Migranti, il richiamo
ipocrita dell’Europa

L’Unione europea ha detto la sua sulla possibile nascita di un governo italiano a trazione Lega-5 Stelle. Bruxelles si è espressa su due capitoli: i conti pubblici, perché non venga allentata la politica del rigore; l’immigrazione, nella speranza che non ci siano cambiamenti nella linea fin qui adottata dal nostro Paese. Il contratto siglato da Matteo Salvini e Luigi Di Maio sul punto prevede irrigidimenti ma con la vaghezza che contraddistingue buona parte del documento. Propositi che non fanno i conti con la complessità della materia.

I rimpatri forzati ad esempio hanno come presupposto onerosi accordi con gli Stati di provenienza dei migranti (attualmente le intese sono solo quattro, con Egitto, Tunisia, Marocco e Nigeria). Ma il richiamo dell’Ue su questo tema suona ipocrita: in questi anni l’Italia è stata lasciata sostanzialmente sola (con la Grecia) a reggere il peso degli sbarchi in Europa e Bruxelles si è limitata a finanziare una parte degli interventi d’accoglienza. Per il resto la politica europea ha fallito su più fronti: dal rispetto delle quote per la distribuzione dei migranti fra i Paesi dell’Unione alla bocciatura della proposta di un diritto d’asilo europeo. Se qualcosa è cambiato negli ultimi mesi, è solo grazie al pressing del governo italiano sulle istituzioni continentali.

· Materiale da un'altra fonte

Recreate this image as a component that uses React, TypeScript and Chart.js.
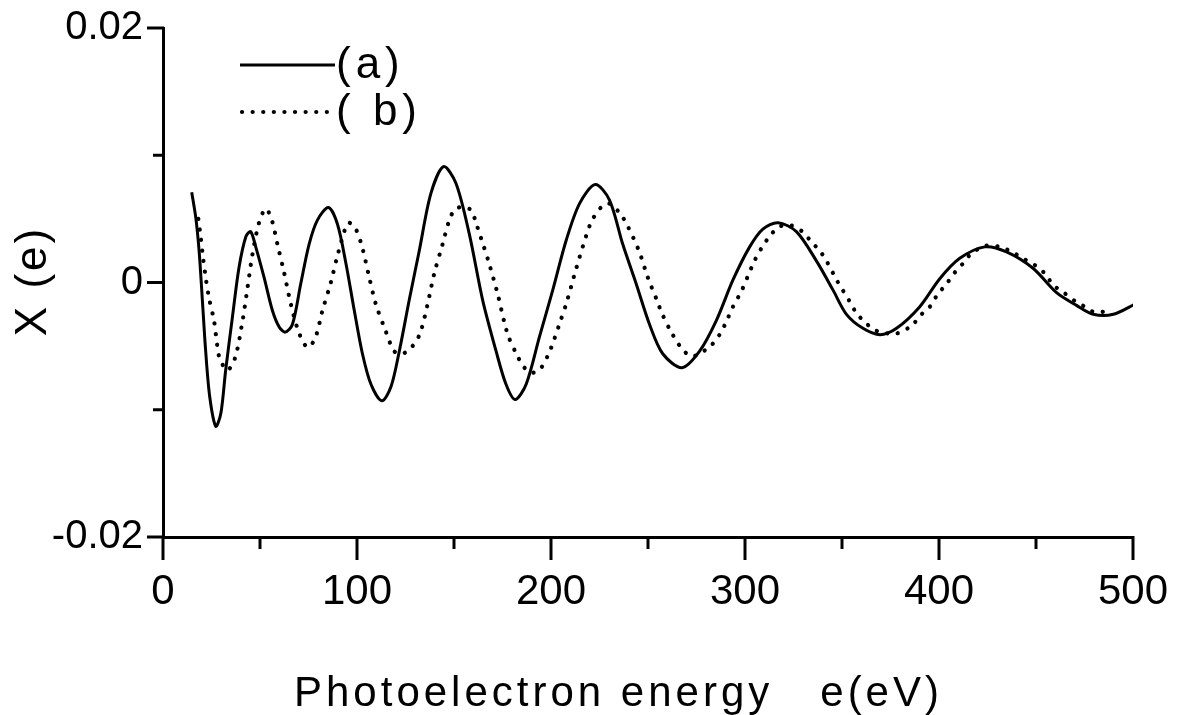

Intanto l’Ue è rimasta silente su alcuni fatti che non rappresentano certo il successo dell’integrazione fra Stati. I blitz della gendarmeria francese in territorio italiano per arrestare migranti poi risultati innocenti rispetto ai reati contestati, le denunce della stessa gendarmeria contro persone che prestano soccorso agli extracomunitari che cercano di attraversare il confine italo-francese attraversando le Alpi, i treni austriaci che portano in Italia richiedenti asilo entrati in Austria attraverso la Slovenia, le condizioni ancora tremende dei centri in Libia (con la quale sono stati stretti accordi di collaborazione) dove vengono detenuti gli emigranti, tra fame, torture e stupri. Questi fatti profilano violazioni del diritto internazionale, se le due parole hanno ancora un significato. Ma la più grande ipocrisia riguarda la rotta balcanica: la retorica securitaria continua a definirla chiusa dopo l’accordo fra l’Unione europea e la Turchia, che allo scopo ha incassato sei miliardi di euro. Ebbene, nei primi quattro mesi del 2018 sono arrivati in Grecia 9.789 migranti (soprattutto siriani), proprio dalla Turchia. E altre migliaia vagano in Serbia alla ricerca di una via di fuga verso Paesi dell’Europa occidentale. Il governo di Belgrado si è inventato una soluzione: li carica su autobus diretti in Bosnia, Stato che sta ancora curando le ferite della guerra infernale degli anni ’90. In soli 40 giorni a Sarajevo sono arrivati 4 mila migranti. La popolazione della capitale che ha subìto il più lungo assedio europeo dai tempi della Seconda guerra mondiale li ha accolti con umanità: sanno cosa significa una guerra e la fuga dal terrore. Il primo ministro della Bosnia, Senis Zvizdic, ha avuto parole degne di un vero leader: «Vogliamo mantenere un atteggiamento umano nei confronti dei migranti e continueremo ad agire in conformità alle nostre leggi». I 4 mila sono accampati in un parco di fronte alla Biblioteca nazionale, prezioso edificio di architettura moresca distrutto dalle bombe serbe nella notte tra il 25 e il 26 agosto 1993. Bruciarono quasi due milioni di volumi, tra cui più di 700 manoscritti e incunabuli (i testi stampati con caratteri mobili prima del 1500). Per giorni centinaia di cittadini (bosniaci, serbi, croati) lavorarono per salvare i libri non completamente bruciati. Qualcuno era stato previdente e aveva portato altrove un’antica copia di un’Haggadah ebraica, già salvata dalle deportazioni e dai roghi nazisti.

Quei 4 mila migranti e la Biblioteca ricostruita sono uniti nel simboleggiare il fallimento dell’Europa inane.